I think this goes the other way: the use case is still so compelling that you try to do on the 3.5" phone what you would normally do on the 6" phone, and then just get frustrated by the subpar UX.


It really doesn't. I'll manage with my phone if something's actually important, but if it's not I can do it on a tablet/laptop later.

Phone gets used for communication, camera, music, Nike+ running, entering meals into myfitnesspal, and not a lot else.


I want to do this - except I have 2-3 apps I feel I could not live without.

Google Auth for 2-factor been the main one.


If you use 1Password, they have 2-factor auth built-in.

Read more here: https://support.1password.com/one-time-passwords/


I didn't realize they had that feature. Doesn't that kind of defeat the purpose of 2FA to have your password and your second factor in one single app?


Also, on Apple Watch!


What are the others?

You could always switch to one of the low-app smartphone platforms.
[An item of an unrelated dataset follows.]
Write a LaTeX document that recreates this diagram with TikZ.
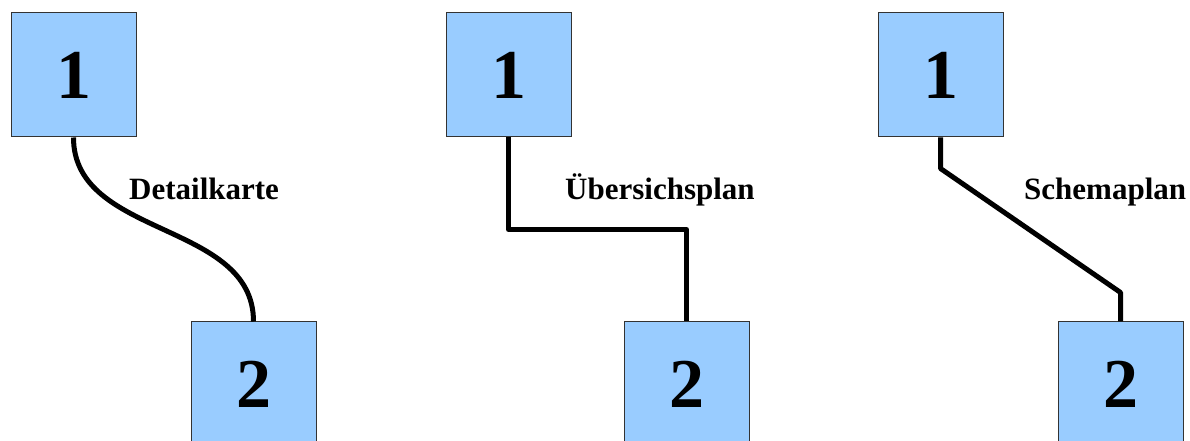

I recommend Sailfish. It has a really nice native Google Auth 2-factor app.


For me, Google Maps Navigation. Having real-time routing and traffic updates without paying a fortune for a fancy SatNav is wonderful.


I just did a road trip through southern Utah with the explicit goal of not using any turn-by-turn navigation. It requires a little more up front planning, but if you reset your trip odometer at each major turn, it's just as easy as following navigation. It also felt good to not be dependent on the navigation.
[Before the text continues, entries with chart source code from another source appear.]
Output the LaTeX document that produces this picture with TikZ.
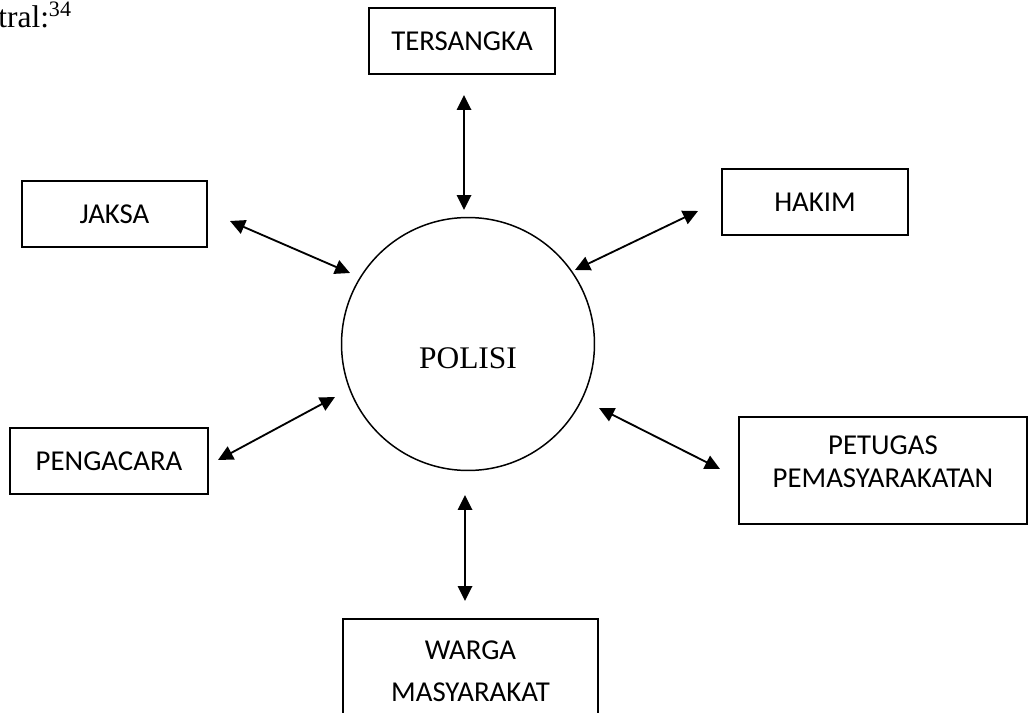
\documentclass[tikz,border=0pt]{standalone}
\usepackage{fontspec}
\setmainfont{Liberation Serif}
\newfontfamily\boxfont{Carlito}
\usetikzlibrary{arrows.meta}
\begin{document}
\begin{tikzpicture}[x=0.02cm,y=-0.02cm,
  boxtext/.style={font=\boxfont\fontsize{16.4}{18.8}\selectfont, align=center},
  box/.style={draw, line width=1pt, boxtext, inner sep=0pt},
  link/.style={{Triangle[length=0.3cm,width=0.29cm]}-{Triangle[length=0.3cm,width=0.29cm]}, line width=1.05pt},
  serif/.style={font=\fontsize{17.9}{20.6}\selectfont}]
\useasboundingbox (0,0) rectangle (1029,713);
\clip (0,0) rectangle (1029,713);

\node[serif, anchor=base west, inner sep=0pt] (src) at (-2,28) {tral:\textsuperscript{34}};

\node[box, minimum width=3.72cm, minimum height=1.32cm] (tersangka) at (462,41) {TERSANGKA};
\node[box, minimum width=3.70cm, minimum height=1.32cm] (jaksa) at (114.5,214) {JAKSA};
\node[box, minimum width=3.72cm, minimum height=1.32cm] (hakim) at (815,202) {HAKIM};
\node[box, minimum width=3.96cm, minimum height=1.32cm] (pengacara) at (109,461) {PENGACARA};
\node[box, minimum width=5.76cm, minimum height=2.14cm,
      label={[boxtext, yshift=0.18cm]center:PETUGAS\\PEMASYARAKATAN}] (petugas) at (883,470.5) {};
\node[box, minimum width=5.10cm, minimum height=2.14cm,
      label={[boxtext, yshift=0.03cm]center:WARGA\\[5pt]MASYARAKAT}] (warga) at (470.5,672.5) {};

\node[draw, circle, line width=0.85pt, minimum size=5.06cm, inner sep=0pt,
      label={[serif, yshift=-0.28cm]center:POLISI}] (polisi) at (468,344) {};

\coordinate (t1) at (464,95);  \coordinate (t2) at (464,210);
\coordinate (j1) at (230,221); \coordinate (j2) at (350,273);
\coordinate (h1) at (698,211); \coordinate (h2) at (575,270);
\coordinate (p1) at (218,460); \coordinate (p2) at (335,397);
\coordinate (q1) at (599,408); \coordinate (q2) at (720,469);
\coordinate (w1) at (465,495); \coordinate (w2) at (465,601);

\draw[link] (t1) -- (t2);
\draw[link] (j1) -- (j2);
\draw[link] (h1) -- (h2);
\draw[link] (p1) -- (p2);
\draw[link] (q1) -- (q2);
\draw[link] (w1) -- (w2);
\end{tikzpicture}
\end{document}
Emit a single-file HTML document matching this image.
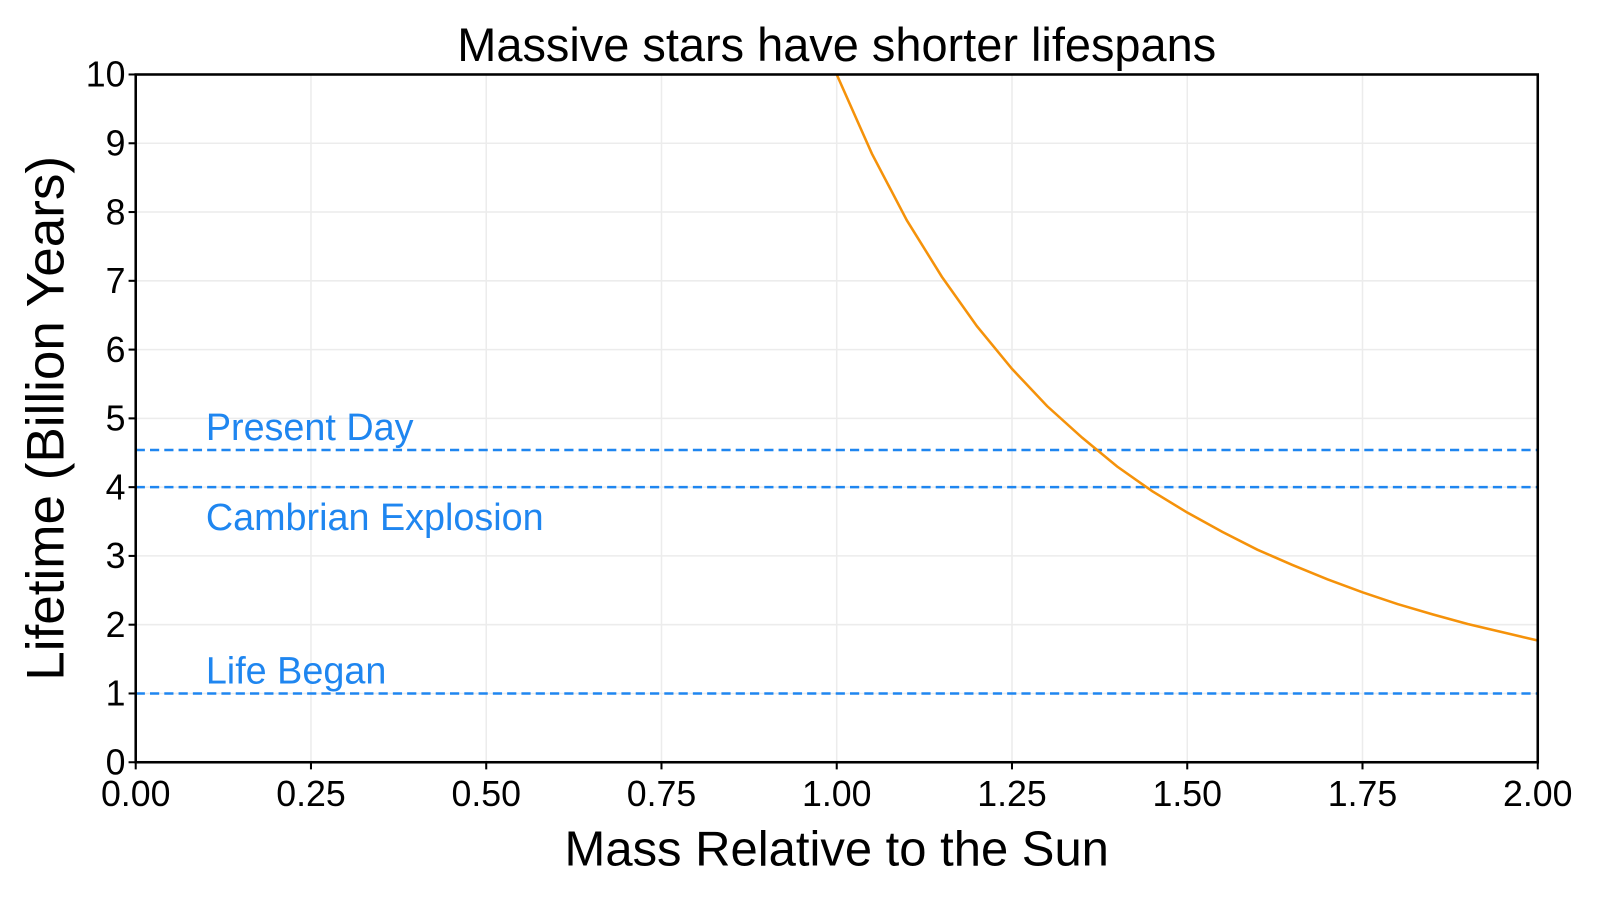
<!DOCTYPE html>
<html><head><meta charset="utf-8"><style>
html,body{margin:0;padding:0;background:#fff;}
svg{display:block;font-family:"Comic Sans MS","Liberation Sans",sans-serif;}
</style></head><body>
<svg id="chart" width="1600" height="900" viewBox="0 0 1568 882" xmlns="http://www.w3.org/2000/svg">
<text x="820" y="60" font-size="46" text-anchor="middle" fill="#000">Massive stars have shorter lifespans</text>
<g id="grid"></g>
<g id="refs"></g>
<g id="series"></g>
<rect x="133" y="73" width="1374" height="674" fill="none" stroke="#000" stroke-width="2.5"/>
<g id="axes"></g>
<text x="820" y="848" font-size="48" text-anchor="middle" fill="#000">Mass Relative to the Sun</text>
<text transform="translate(62,410) rotate(-90)" font-size="52" text-anchor="middle" fill="#000">Lifetime (Billion Years)</text>
</svg>
<script>
const masses=[1.00,1.05,1.10,1.15,1.20,1.25,1.30,1.35,1.40,1.45,1.50,1.55,1.60,1.65,1.70,1.75,1.80,1.85,1.90,1.95,2.00];
const lifetimes=[10,8.85,7.88,7.06,6.34,5.72,5.18,4.72,4.30,3.94,3.63,3.35,3.09,2.87,2.66,2.47,2.30,2.15,2.01,1.89,1.77];
const refValues=[4.54,4.0,1.0];
const refLabels=["Present Day","Cambrian Explosion","Life Began"];
const xTicks=[0,0.25,0.5,0.75,1.0,1.25,1.5,1.75,2.0];
const xTickLabels=["0.00","0.25","0.50","0.75","1.00","1.25","1.50","1.75","2.00"];
const yTicks=[0,1,2,3,4,5,6,7,8,9,10];
const NS="http://www.w3.org/2000/svg";
const X0=133,X1=1507,Y0=747,Y1=73;
const sx=v=>X0+(v-0)/(2-0)*(X1-X0);
const sy=v=>Y0-(v-0)/(10-0)*(Y0-Y1);
function mk(tag,attrs,parent){const e=document.createElementNS(NS,tag);for(const k in attrs)e.setAttribute(k,attrs[k]);parent.appendChild(e);return e;}
const grid=document.getElementById('grid'),axes=document.getElementById('axes'),refs=document.getElementById('refs'),series=document.getElementById('series');
xTicks.forEach((t,i)=>{
 const g=mk('line',{x1:sx(t),x2:sx(t),y1:Y1,y2:Y0,stroke:'#ececec','stroke-width':1.5},grid);
 
 
 const tk=mk('line',{x1:sx(t),x2:sx(t),y1:Y0,y2:Y0+7,stroke:'#000','stroke-width':2},axes);
 
 
 const tx=mk('text',{x:sx(t),y:Y0+43,'font-size':35,'text-anchor':'middle',fill:'#000'},axes);
 tx.textContent=xTickLabels[i];
 
 
});
yTicks.forEach(t=>{
 const g=mk('line',{x1:X0,x2:X1,y1:sy(t),y2:sy(t),stroke:'#ececec','stroke-width':1.5},grid);
 
 
 const tk=mk('line',{x1:X0-7,x2:X0,y1:sy(t),y2:sy(t),stroke:'#000','stroke-width':2},axes);
 
 
 const tx=mk('text',{x:X0-10,y:sy(t)+12,'font-size':35,'text-anchor':'end',fill:'#000'},axes);
 tx.textContent=String(t);
 
 
});
refValues.forEach((v,i)=>{
 const l=mk('line',{x1:X0,x2:X1,y1:sy(v),y2:sy(v),stroke:'#1f86f0','stroke-width':2.5,'stroke-dasharray':'9,5'},refs);
 
 
 const above=i!==1;
 const tx=mk('text',{x:sx(0.1),y:above?sy(v)-10:sy(v)+42,'font-size':37,fill:'#1f86f0'},refs);
 tx.textContent=refLabels[i];
 
 
});
const d=masses.map((m,i)=>(i?'L':'M')+sx(m).toFixed(1)+','+sy(lifetimes[i]).toFixed(1)).join(' ');
const p=mk('path',{d:d,fill:'none',stroke:'#f5920a','stroke-width':2.5},series);


</script>
</body></html>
This is true in the countryside, but in populous regions, smartphones with their traffic data and ability to reveal sneaky routes stand to really enhance the road adventuring experience.


I imagine the roads in southern Utah are somewhat different to the UK. The best comparison here, whether urban or in the countryside, would be a plate of spaghetti.


For me, the DB Navigator. The app of the German railway that has timetables and connections for all sorts of public transit in the country.

Also the music player.


Is there a way to use SMS as a 2nd factor? That would eliminate the need for a smartphone.


Some people prefer the Google authenticator app, do to it being more secure, and not relying on cellular connection(I.e. wifi instead).